▶ **INFORMATION SUPPLIED**:
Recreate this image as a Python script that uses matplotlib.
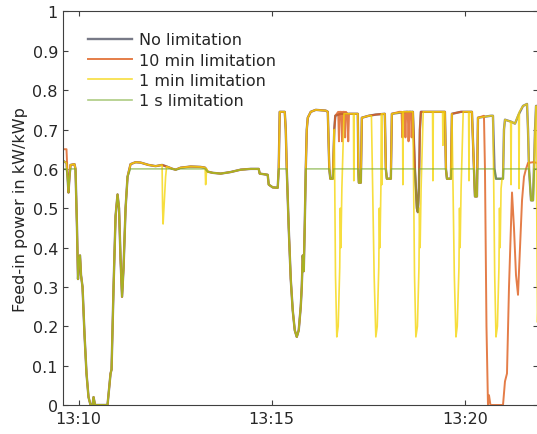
import numpy as np
import matplotlib
matplotlib.use("Agg")
import matplotlib.pyplot as plt

# ---------------- data (time in minutes after 13:00, power in kW/kWp) -------------
no_lim_t = [9.611, 9.689, 9.715, 9.741, 9.767, 9.793, 9.896, 9.922, 9.961, 9.987,
            10.013, 10.039, 10.065, 10.104, 10.155, 10.207, 10.259, 10.311, 10.363, 10.389,
            10.427, 10.751, 10.790, 10.829, 10.855, 10.907, 10.959, 11.010, 11.049, 11.088,
            11.127, 11.166, 11.218, 11.269, 11.347, 11.477, 11.606, 11.813, 11.995, 12.163,
            12.280, 12.435, 12.513, 12.642, 12.902, 13.161, 13.277, 13.342, 13.472, 13.679,
            13.938, 14.197, 14.456, 14.663, 14.689, 14.896, 14.922, 15.026, 15.155,
            15.181, 15.207, 15.337, 15.363, 15.389, 15.440, 15.492, 15.544, 15.596, 15.648,
            15.699, 15.751, 15.777, 15.803, 15.829, 15.855, 15.881, 15.907, 15.933, 16.010,
            16.140, 16.399, 16.451, 16.490, 16.516, 16.580, 16.619, 16.645, 16.788, 17.228,
            17.241, 17.254, 17.306, 17.332, 17.513, 17.694, 17.927, 17.953, 17.979, 18.083,
            18.109, 18.472, 18.653, 18.705, 18.756, 18.782, 18.808, 18.834, 18.860, 19.378,
            19.482, 19.508, 19.534, 19.637, 19.663, 19.896, 20.181, 20.233, 20.259, 20.311,
            20.337, 20.674, 20.725, 20.764, 20.803, 20.985, 21.010, 21.036, 21.192, 21.295,
            21.399, 21.503, 21.606, 21.632, 21.658, 21.710, 21.762, 21.814, 21.840, 21.891]
no_lim_v = [0.620, 0.615, 0.580, 0.540, 0.580, 0.610, 0.612, 0.600, 0.450, 0.320,
            0.370, 0.380, 0.330, 0.300, 0.180, 0.080, 0.020, 0.000, 0.000, 0.020,
            0.000, 0.000, 0.040, 0.080, 0.090, 0.300, 0.480, 0.535, 0.500, 0.370,
            0.275, 0.350, 0.500, 0.580, 0.612, 0.617, 0.616, 0.610, 0.607, 0.610,
            0.606, 0.600, 0.598, 0.603, 0.606, 0.605, 0.603, 0.593, 0.590, 0.588,
            0.592, 0.598, 0.600, 0.600, 0.588, 0.585, 0.560, 0.553, 0.552,
            0.600, 0.745, 0.745, 0.700, 0.600, 0.450, 0.320, 0.240, 0.190, 0.173,
            0.190, 0.250, 0.300, 0.380, 0.340, 0.460, 0.600, 0.700, 0.730, 0.745,
            0.750, 0.748, 0.745, 0.600, 0.575, 0.575, 0.700, 0.735, 0.740, 0.740,
            0.600, 0.565, 0.565, 0.730, 0.735, 0.738, 0.740, 0.600, 0.575, 0.575,
            0.740, 0.745, 0.745, 0.600, 0.500, 0.490, 0.550, 0.700, 0.745, 0.745,
            0.745, 0.600, 0.575, 0.575, 0.740, 0.745, 0.745, 0.600, 0.530, 0.530,
            0.730, 0.735, 0.735, 0.600, 0.575, 0.575, 0.700, 0.725, 0.720, 0.715,
            0.740, 0.760, 0.765, 0.700, 0.600, 0.520, 0.520, 0.700, 0.760, 0.760]

# 10 min limitation: where it departs from the unlimited curve
lim10_start_t = [9.611, 9.689, 9.715]
lim10_start_v = [0.650, 0.650, 0.590]
lim10_jag1_t = [16.645, 16.72, 16.74, 16.76, 16.80, 16.82, 16.84, 16.88, 16.90, 16.92, 16.96, 16.98, 17.00, 17.08]
lim10_jag1_v = [0.735, 0.745, 0.670, 0.745, 0.745, 0.670, 0.745, 0.745, 0.680, 0.745, 0.740, 0.670, 0.740, 0.740]
lim10_jag2_t = [18.30, 18.36, 18.38, 18.40, 18.44, 18.46, 18.48, 18.52, 18.54, 18.56, 18.60, 18.62, 18.64]
lim10_jag2_v = [0.745, 0.745, 0.680, 0.745, 0.745, 0.680, 0.745, 0.745, 0.670, 0.745, 0.745, 0.680, 0.745]
lim10_end_t = [20.492, 20.518, 20.557, 20.596, 20.622, 20.660, 20.985, 21.036, 21.088, 21.140,
               21.218, 21.269, 21.321, 21.373, 21.425, 21.477, 21.528, 21.580, 21.632, 21.762, 21.891]
lim10_end_v = [0.735, 0.600, 0.200, 0.000, 0.025, 0.000, 0.000, 0.060, 0.080, 0.300,
               0.540, 0.450, 0.330, 0.280, 0.400, 0.520, 0.580, 0.600, 0.615, 0.617, 0.615]

# 1 min limitation: where it departs from the unlimited curve
lim1_d1_t = [12.163, 12.176, 12.189, 12.254, 12.280]
lim1_d1_v = [0.610, 0.500, 0.460, 0.580, 0.606]
lim1_d2_t = [13.277, 13.290, 13.316]
lim1_d2_v = [0.603, 0.560, 0.600]
lim1_d3_t = [16.620, 16.650, 16.684, 16.720, 16.760, 16.775, 16.790, 16.815, 16.870]
lim1_d3_v = [0.690, 0.330, 0.173, 0.200, 0.350, 0.500, 0.400, 0.550, 0.740]
lim1_s1_t = [17.115, 17.124, 17.134]
lim1_s1_v = [0.740, 0.570, 0.740]
lim1_d4_t = [17.580, 17.650, 17.694, 17.730, 17.770, 17.785, 17.800, 17.825, 17.880]
lim1_d4_v = [0.735, 0.330, 0.173, 0.200, 0.350, 0.500, 0.400, 0.550, 0.740]
lim1_s2_t = [17.842, 17.850, 17.860]
lim1_s2_v = [0.740, 0.560, 0.740]
lim1_s3_t = [18.385, 18.394, 18.404]
lim1_s3_v = [0.745, 0.560, 0.745]
lim1_d5_t = [18.653, 18.695, 18.730, 18.770, 18.810, 18.825, 18.840, 18.865, 18.920]
lim1_d5_v = [0.745, 0.330, 0.173, 0.200, 0.350, 0.500, 0.400, 0.550, 0.745]
lim1_s4_t = [19.162, 19.171, 19.181]
lim1_s4_v = [0.745, 0.570, 0.745]
lim1_s5_t = [19.421, 19.430, 19.440]
lim1_s5_v = [0.745, 0.660, 0.745]
lim1_d6_t = [19.663, 19.725, 19.767, 19.800, 19.845, 19.860, 19.875, 19.900, 19.955]
lim1_d6_v = [0.740, 0.330, 0.173, 0.200, 0.350, 0.500, 0.400, 0.550, 0.745]
lim1_s6_t = [20.095, 20.104, 20.114]
lim1_s6_v = [0.745, 0.570, 0.745]
lim1_d7_t = [20.725, 20.770, 20.803, 20.840, 20.880, 20.895, 20.910, 20.935, 20.960]
lim1_d7_v = [0.735, 0.330, 0.173, 0.200, 0.350, 0.500, 0.400, 0.550, 0.575]
lim1_s7_t = [21.183, 21.192, 21.202]
lim1_s7_v = [0.720, 0.560, 0.720]
lim1_s8_t = [21.390, 21.399, 21.409]
lim1_s8_v = [0.740, 0.550, 0.745]
lim1_d8_t = [21.840, 21.878, 21.891]
lim1_d8_v = [0.760, 0.210, 0.250]

# 1 s limitation
lim1s_t = [9.611, 9.689, 9.715, 9.741, 9.767, 9.793, 9.922, 9.961, 9.987, 10.013,
           10.039, 10.065, 10.104, 10.155, 10.207, 10.259, 10.311, 10.363, 10.389, 10.427,
           10.751, 10.790, 10.829, 10.855, 10.907, 10.959, 11.010, 11.049, 11.088, 11.127,
           11.166, 11.218, 11.269, 11.347, 12.435, 12.513, 12.642, 13.277, 13.342, 13.472,
           13.679, 13.938, 14.197, 14.456, 14.663, 14.689, 14.896, 14.922, 15.026, 15.155,
           15.181, 15.389, 15.440, 15.492, 15.544, 15.596, 15.648, 15.699, 15.751, 15.777,
           15.803, 15.829, 15.855, 15.881, 16.490, 16.516, 16.580, 16.605, 17.241, 17.254,
           17.306, 17.315, 17.953, 17.979, 18.083, 18.090, 18.705, 18.756, 18.782, 18.808,
           18.820, 19.508, 19.534, 19.637, 19.645, 20.233, 20.259, 20.311, 20.320, 20.764,
           20.803, 20.985, 21.000, 21.658, 21.710, 21.762, 21.790, 21.891]
lim1s_v = [0.600, 0.600, 0.580, 0.540, 0.580, 0.600, 0.600, 0.450, 0.320, 0.370,
           0.380, 0.330, 0.300, 0.180, 0.080, 0.020, 0.000, 0.000, 0.020, 0.000,
           0.000, 0.040, 0.080, 0.090, 0.300, 0.480, 0.535, 0.500, 0.370, 0.275,
           0.350, 0.500, 0.580, 0.600, 0.600, 0.598, 0.600, 0.600, 0.593, 0.590,
           0.588, 0.592, 0.598, 0.600, 0.600, 0.588, 0.585, 0.560, 0.553, 0.552,
           0.600, 0.600, 0.450, 0.320, 0.240, 0.190, 0.173, 0.190, 0.250, 0.300,
           0.380, 0.340, 0.460, 0.600, 0.600, 0.575, 0.575, 0.600, 0.600, 0.565,
           0.565, 0.600, 0.600, 0.575, 0.575, 0.600, 0.600, 0.500, 0.490, 0.550,
           0.600, 0.600, 0.575, 0.575, 0.600, 0.600, 0.530, 0.530, 0.600, 0.600,
           0.575, 0.575, 0.600, 0.600, 0.520, 0.520, 0.600, 0.600]

labels = ["No limitation", "10 min limitation", "1 min limitation", "1 s limitation"]
tick_pos = [10, 15, 20]
tick_lab = ["13:10", "13:15", "13:20"]
y_ticks = [0, 0.1, 0.2, 0.3, 0.4, 0.5, 0.6, 0.7, 0.8, 0.9, 1]
y_lab = ["0", "0.1", "0.2", "0.3", "0.4", "0.5", "0.6", "0.7", "0.8", "0.9", "1"]


def splice(base_t, base_v, segments):
    """Replace the base curve inside each segment's time window by the segment."""
    t = np.asarray(base_t, float)
    v = np.asarray(base_v, float)
    for st, sv in segments:
        keep = (t < st[0]) | (t > st[-1])
        t = np.concatenate([t[keep], st])
        v = np.concatenate([v[keep], sv])
        o = np.argsort(t, kind="stable")
        t, v = t[o], v[o]
    return t, v


lim10 = splice(no_lim_t, no_lim_v, [(lim10_start_t, lim10_start_v), (lim10_jag1_t, lim10_jag1_v),
                                    (lim10_jag2_t, lim10_jag2_v), (lim10_end_t, lim10_end_v)])
lim1 = splice(no_lim_t, no_lim_v, [(lim1_d1_t, lim1_d1_v), (lim1_d2_t, lim1_d2_v),
                                   (lim1_d3_t, lim1_d3_v), (lim1_s1_t, lim1_s1_v),
                                   (lim1_d4_t, lim1_d4_v), (lim1_s2_t, lim1_s2_v),
                                   (lim1_s3_t, lim1_s3_v), (lim1_d5_t, lim1_d5_v),
                                   (lim1_s4_t, lim1_s4_v), (lim1_s5_t, lim1_s5_v),
                                   (lim1_d6_t, lim1_d6_v), (lim1_s6_t, lim1_s6_v),
                                   (lim1_d7_t, lim1_d7_v), (lim1_s7_t, lim1_s7_v),
                                   (lim1_s8_t, lim1_s8_v), (lim1_d8_t, lim1_d8_v)])

# ---------------- figure ----------------
plt.rcParams["font.family"] = ["DejaVu Sans"]
fig = plt.figure(figsize=(5.37, 4.35), dpi=100)
ax = fig.add_axes([0.1182, 0.0667, 0.8837, 0.9046])

c_gray = (0.47, 0.48, 0.53)
c_orange = (0.87, 0.36, 0.10, 0.8)
c_yellow = (0.96, 0.84, 0.05, 0.8)
c_green = (0.47, 0.67, 0.19, 0.6)

ax.plot(no_lim_t, no_lim_v, color=c_gray, lw=1.7, label=labels[0], solid_joinstyle="round")
ax.plot(lim10[0], lim10[1], color=c_orange, lw=1.4, label=labels[1], solid_joinstyle="round")
ax.plot(lim1[0], lim1[1], color=c_yellow, lw=1.2, label=labels[2], solid_joinstyle="round")
ax.plot(lim1s_t, lim1s_v, color=c_green, lw=1.2, label=labels[3], solid_joinstyle="round")

ax.set_xlim(9.611, 21.891)
ax.set_ylim(0, 1)
ax.set_xticks(tick_pos)
ax.set_xticklabels(tick_lab)
ax.set_yticks(y_ticks)
ax.set_yticklabels(y_lab)

axc = "#404040"
for s in ax.spines.values():
    s.set_color(axc)
    s.set_linewidth(0.8)
ax.tick_params(direction="in", top=True, right=True, length=3.5, width=0.8,
               color=axc, labelcolor="#262626", labelsize=11.5, pad=4)
ax.set_ylabel("Feed-in power in kW/kWp", fontsize=11.5, color="#262626", labelpad=3.5)

leg = ax.legend(loc="upper left", bbox_to_anchor=(0.051, 0.947), frameon=False,
                fontsize=11.5, handlelength=2.8, handletextpad=0.4, labelspacing=0.33,
                borderaxespad=0, borderpad=0)
for t in leg.get_texts():
    t.set_color("#262626")

fig.savefig("out.png", dpi=100)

▶ **TASK**:
Begin at the first line of the material and copy each line exactly through the one containing "import matplotlib.pyplot as plt". Omit pictures.

▶ **CORRECT ANSWER**:
Recreate this image as a Python script that uses matplotlib.
import numpy as np
import matplotlib
matplotlib.use("Agg")
import matplotlib.pyplot as plt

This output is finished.